Riefenstahl war in ihren besten Zeiten so etwas wie die PR-Abteilung des deutschen Faschismus, und damit eben maßgeblich daran beteiligt, wie dessen Bild in die Welt transportiert wurde. Sie sorgte für seinen Glanz und die Glorie. Bedauern mag sich nicht recht einstellen.

Natürlich bin ich in einem Nazi-Folgestaat aufgewachsen. Und natürlich will ich mich nicht in die Reihe derer stellen, die sich nur deshalb Leni Riefenstahl vornehmen, um ihre antifaschistische Gesinnung darzustellen. Sicher muß "Triumph des Willens" allen zugänglich sein, damit sich jeder selbst Bilder macht. Seltsam nur, daß diese Richtigstellungen der "alten Urteile und Meinungen" (Dalichow) oft selbst so realitätsfern wirken. Es wäre ja auch möglich gewesen zu sagen: Na, wenn die Riefenstahl unbedingt eine Hommage will - scheiß drauf, machen wir noch was zu Sissi oder Kati oder sonst einer deutschen i-Ikone.

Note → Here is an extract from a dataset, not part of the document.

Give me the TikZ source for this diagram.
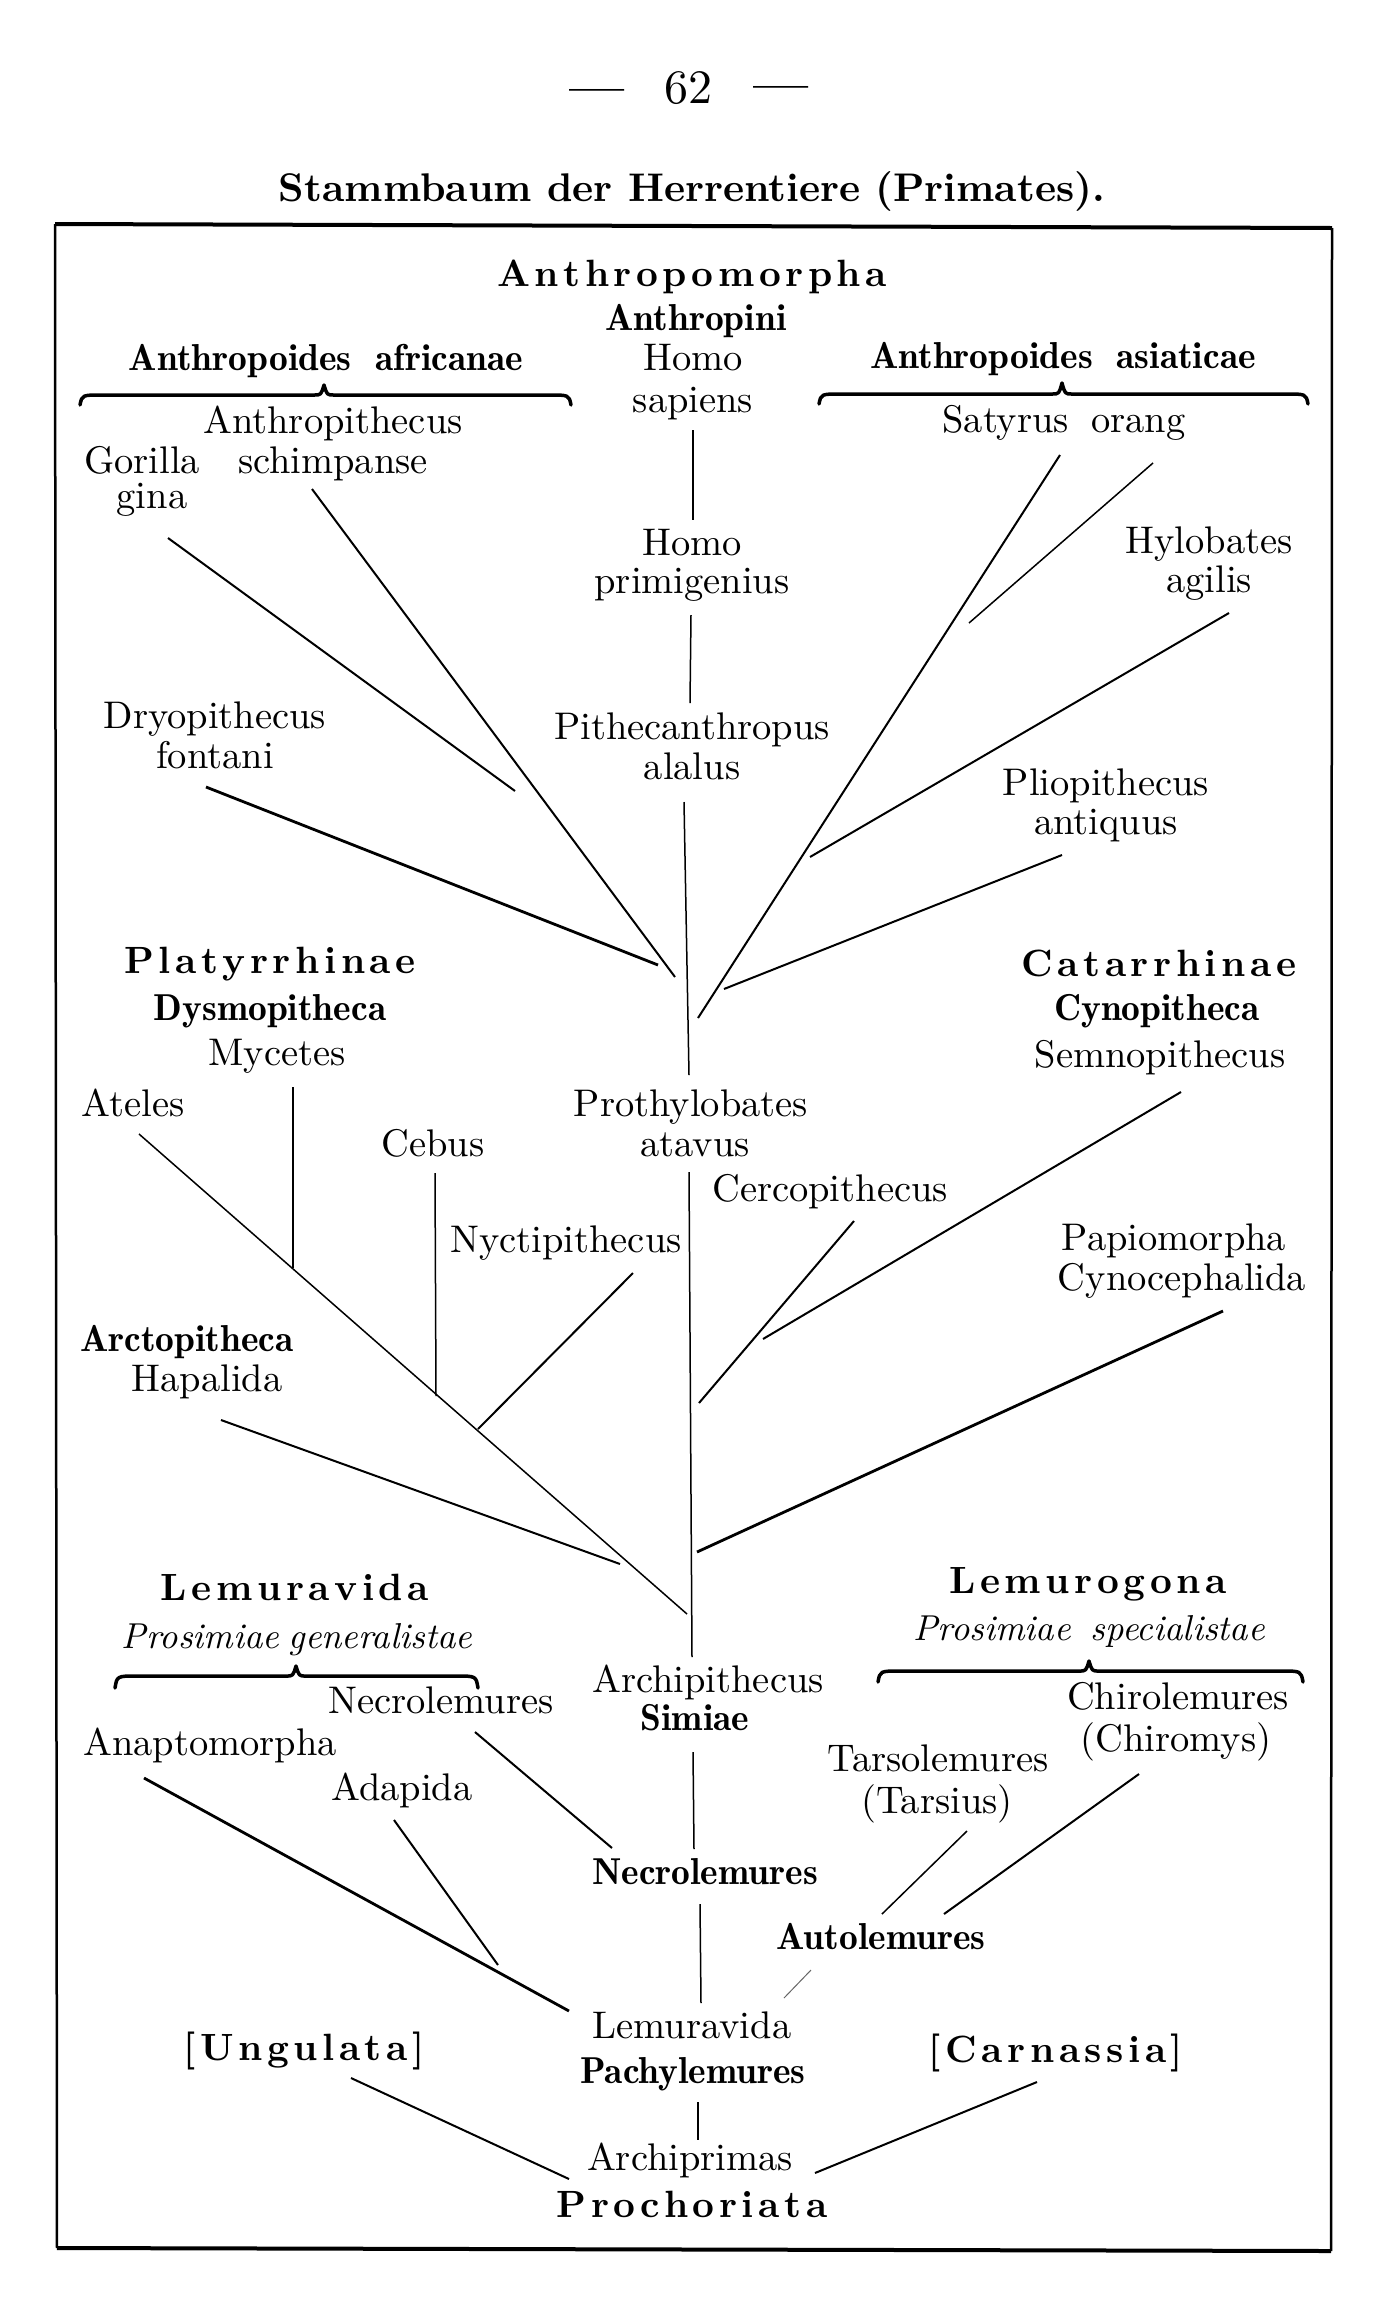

Aber man ist ja kein Griesgram oder Spielverderber. Eine letzte Ausflucht habe ich noch anzubieten. Alles auf Video und ab in den Time Life-Versand. Dort verhökert das ZDF auch die Guido Knopp-Filme. Sammelbildchen von NS-Größen und "Olympia"-Athleten hinein ins Duplo. Nuba-Bilder in den Bundestag. Gebt einem Parfüm von Joop ihren Namen. Nicht nur in den neuen Landschaften um Potsdam herum gibt es Nachholbedarf an Dingen, die es schon mal gab. Die offizielle Anerkennung und das Bundesverdienstkreuz werden schon noch kommen. Ignorieren hilft ja nicht.

"Leni Riefenstahl". Potsdamer Filmmuseum, Am Marstall, Potsdam, dienstags bis sonntags, 10 bis 18 Uhr; bis zum 28. Februar. Der Katalog (Henschel-Verlag) ist im Buchhandel erhältlich und kostet DM 58.